On 2011-09-02 00:42, Russ Allbery wrote:
> Andreas Ntaflos <[email protected]> writes:
> 
>> However, when a policy is set, and the user's new password does not
>> conform to that policy, SSH does not inform the user of the problem, it
>> simply re-prompts for the original password and then asks for a new
>> password again. Naturally, a user will find this confusing.
> 
> pam-krb5 on Debian and Ubuntu, which presumably is what you're using,
> tries to tell the user about a password change failure by sending a
> message to the PAM conversation of type PAM_ERROR_MSG.  It sounds like for
> some reason ssh isn't accepting and displaying that message?
> 
> Could you try adding "debug" to the PAM options for the auth stack and see
> if the output in your local syslog about what pam-krb5 saw as the password
> change error is correct?  You should see something prefixed with
> krb5_change_password.  (I wonder if that should be logged at a level
> higher than debug.)

Russ, thanks for your prompt response, again!
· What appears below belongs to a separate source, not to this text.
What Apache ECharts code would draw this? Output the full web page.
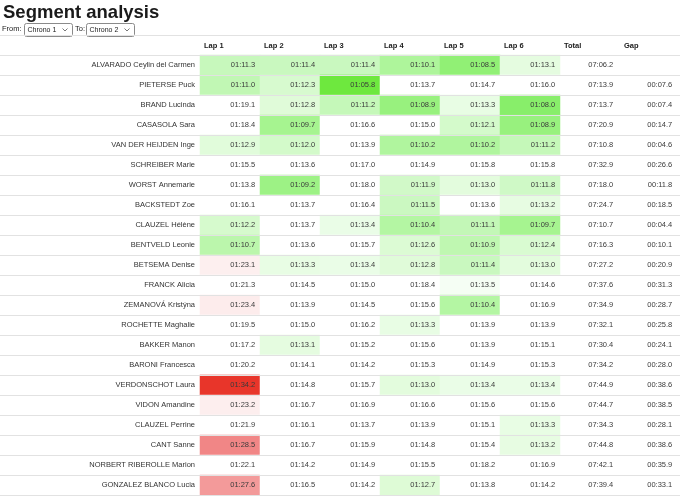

It seems indeed that SSH gets informed that the password change failed,
but doesn't know much else. I don't see a message prefixed with
"krb5_change_password", I'm afraid.

After adding "debug" to the pam-krb5 options the server's SSH logs show
this when the user logs in and changes the password:

pam_krb5(sshd:auth): pam_sm_authenticate: entry (0x1)
pam_krb5(sshd:auth): (user testuser) attempting authentication as
[email protected]
pam_krb5(sshd:auth): (user testuser) krb5_get_init_creds_password:
Password change failed
pam_krb5(sshd:auth): authentication failure; logname=testuser uid=0
euid=0 tty=ssh ruser= rhost=xx.yy.zz.aa
pam_krb5(sshd:auth): pam_sm_authenticate: exit (failure)
pam_unix(sshd:auth): authentication failure; logname= uid=0 euid=0
tty=ssh ruser= rhost=xx.yy.zz.aa  user=testuser
error: PAM: Authentication failure for testuser from xx.yy.zz.aa
pam_krb5(sshd:auth): pam_sm_authenticate: entry (0x1)
pam_krb5(sshd:auth): (user testuser) attempting authentication as
[email protected]

> Ah, hm.  The other possibility is that the Kerberos library may be
> handling the password change internally, in which case I'm not sure what
> its prompting behavior is on password change failure.  Actually, that's
> the most likely, since usually the Kerberos library, since it's given a
> prompter function, will just do everything internally.  Maybe it doesn't
> print out the reason for a failed password change?

I don't know anything about the Kerberos library internals but when
using the normal "passwd" program with the PAM stack described in my
previous message I indeed get informed of the policy violation:

testuser@shellserver:~$ passwd
Current Kerberos password:
Enter new Kerberos password:
Retype new Kerberos password:
Server error: New password is too short.
Please choose a password which is at least 10 characters long.
passwd: Authentication token manipulation error
passwd: password unchanged

Are passwd and SSH's PAM/challenge-repsonse stuff even related?